Владимир аккуратно свернул веревку — он любил, чтобы все было в порядке. Движением подбородка он указал на фургон, на реквизит, на клетку с голубками.
— Не доверяет, — пробормотал он.
— Надо было мне идти самому, — простонал Дутр.
Он едва держался на ногах и чувствовал, что никого, никого не хочет видеть. Ему хотелось одного: уйти отсюда по пустынной белой дороге с пугающе четкими тенями сосен.
Дверь второго фургона распахнулась.
— Эй, где вы? — крикнула Грета.
Они позабыли о ней. Одетта взглянула на Пьера.
— Иди к ней, — сказал он.
Грета заметила их. Насвистывая, она опустилась вниз, и все трое болезненно ощутили одно и то же: к ним подходила покойница в белом платье — подходила, едва касаясь земли. Не по себе стало даже Одетте.
— Погаси фонарик, — попросила она Владимира.

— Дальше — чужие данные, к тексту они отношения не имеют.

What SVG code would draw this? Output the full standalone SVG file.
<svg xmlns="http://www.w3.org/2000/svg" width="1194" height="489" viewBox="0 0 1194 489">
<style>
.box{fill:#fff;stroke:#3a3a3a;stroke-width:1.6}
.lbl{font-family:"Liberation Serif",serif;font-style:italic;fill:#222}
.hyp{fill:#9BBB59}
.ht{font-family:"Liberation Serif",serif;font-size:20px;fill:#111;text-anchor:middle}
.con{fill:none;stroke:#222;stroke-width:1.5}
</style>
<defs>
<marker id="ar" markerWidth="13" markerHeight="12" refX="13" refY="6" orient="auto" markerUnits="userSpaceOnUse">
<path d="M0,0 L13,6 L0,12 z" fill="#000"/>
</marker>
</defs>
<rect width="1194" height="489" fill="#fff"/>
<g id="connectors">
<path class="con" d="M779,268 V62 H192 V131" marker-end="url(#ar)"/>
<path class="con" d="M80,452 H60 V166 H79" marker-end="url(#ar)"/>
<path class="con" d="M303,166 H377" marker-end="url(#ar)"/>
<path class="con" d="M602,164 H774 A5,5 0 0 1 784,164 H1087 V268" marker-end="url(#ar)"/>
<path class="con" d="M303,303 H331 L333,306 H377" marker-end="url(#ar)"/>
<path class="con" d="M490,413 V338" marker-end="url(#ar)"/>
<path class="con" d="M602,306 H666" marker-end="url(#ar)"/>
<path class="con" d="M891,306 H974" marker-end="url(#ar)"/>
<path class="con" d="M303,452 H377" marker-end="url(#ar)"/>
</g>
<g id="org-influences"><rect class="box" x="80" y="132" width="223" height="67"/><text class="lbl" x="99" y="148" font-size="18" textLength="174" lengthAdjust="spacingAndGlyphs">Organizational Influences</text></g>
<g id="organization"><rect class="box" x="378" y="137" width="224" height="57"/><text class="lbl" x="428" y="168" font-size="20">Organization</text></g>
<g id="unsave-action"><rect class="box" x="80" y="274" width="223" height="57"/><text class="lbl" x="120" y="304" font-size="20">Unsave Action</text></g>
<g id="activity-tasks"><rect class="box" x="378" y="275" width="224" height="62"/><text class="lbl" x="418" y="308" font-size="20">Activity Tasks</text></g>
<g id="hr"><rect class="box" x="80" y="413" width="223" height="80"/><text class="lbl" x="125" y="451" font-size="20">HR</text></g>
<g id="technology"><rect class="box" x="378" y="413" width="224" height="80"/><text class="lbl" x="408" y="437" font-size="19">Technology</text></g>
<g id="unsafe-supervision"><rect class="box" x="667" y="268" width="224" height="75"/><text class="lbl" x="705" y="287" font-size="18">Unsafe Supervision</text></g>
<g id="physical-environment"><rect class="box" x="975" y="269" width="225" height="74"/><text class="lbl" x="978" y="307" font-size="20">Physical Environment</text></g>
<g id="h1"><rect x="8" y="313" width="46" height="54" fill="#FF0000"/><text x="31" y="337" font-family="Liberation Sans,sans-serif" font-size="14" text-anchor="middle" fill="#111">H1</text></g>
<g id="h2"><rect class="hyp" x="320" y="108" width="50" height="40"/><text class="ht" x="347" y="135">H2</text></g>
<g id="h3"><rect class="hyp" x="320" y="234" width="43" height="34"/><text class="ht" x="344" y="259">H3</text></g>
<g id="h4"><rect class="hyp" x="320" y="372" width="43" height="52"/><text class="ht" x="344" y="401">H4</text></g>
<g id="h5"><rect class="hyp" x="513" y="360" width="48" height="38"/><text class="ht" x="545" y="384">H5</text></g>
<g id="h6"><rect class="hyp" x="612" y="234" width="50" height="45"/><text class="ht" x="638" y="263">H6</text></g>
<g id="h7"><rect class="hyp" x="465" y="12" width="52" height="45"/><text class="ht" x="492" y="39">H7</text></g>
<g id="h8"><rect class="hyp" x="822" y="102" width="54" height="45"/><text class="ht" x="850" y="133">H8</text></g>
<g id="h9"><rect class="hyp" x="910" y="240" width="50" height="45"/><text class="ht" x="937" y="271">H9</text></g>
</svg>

И пошла навстречу девушке, обняла ее за плечи и заставила повернуться. Две тени, слившись в одну, побрели между деревьями. Дутр ждал. Владимир тоже. Им обоим казалось, что сейчас-то и совершается настоящее преступление. Одетта говорила, они без усилий различали ее глухой рокочущий голос. С секунды на секунду Грета получит смертельный удар. «Пусть, пусть она скажет ей всю правду!» — мысленно пожелал Дутр. Он не мог больше ждать. Голова у него кружилась. Одетта снова обняла Грету за плечи. Дутр прислонился к перегородке. И вдруг белая тень безмолвно соскользнула вдоль черной. Дутр упал на колени. Владимир вытер о брюки вспотевшие руки и прыгнул вниз, чтобы помочь Одетте поднять Грету. Одетта с Владимиром увели ее. Странные булькающие звуки рвались из горла Греты: казалось, что из открытой горловой раны вытекает кровь. Дутр остался один возле мертвой. «Мне больно… Мне невыносимо больно, но я наконец свободен… В двойной и двойственной любви было что-то чудовищное… Спасибо тебе, Хильда». Так говорил какой-то безликий голос то ли в мозгу Дутра, то ли в его сердце. К нему можно было прислушиваться и не прислушиваться. Но заставить его замолчать было нельзя. Луна не спеша поднималась на небо. Лучи ее вскоре заглянули в фургон. Лунный свет прибывал как вода, одевая голубизной ноги мертвой. Встрепенулись в клетке голубки, захлопали крыльями, задевая ими за прутья клетки. «Я люблю тебя по-прежнему, — говорил голос, — потому что ты по-прежнему здесь. Ты просто переменила имя. Имя ничего не значит. И значит все. Теперь я могу жить. Спасибо…» Огонек мелькал в окнах второго фургона, где Грета пыталась понять, что произошло. Дутр сидел прислонившись к двери, он был так слаб, что тронь его пальцем, и он свалился бы на землю. Свернутая кольцом веревка лежала возле кушетки, куда бросил ее, уходя, Владимир. Веревка профессора Альберто!.. Волшебная веревка, по которой каждый вечер карабкалась Аннегре… Нет, утро не наступит никогда! Внутри у него стало тихо-тихо. Он подполз на коленях к ее телу, наклонился и прижался губами к мертвому лбу, лоснившемуся в полутьме, словно камень. Потом сдернул с кушетки покрывало и укрыл неподвижное тело.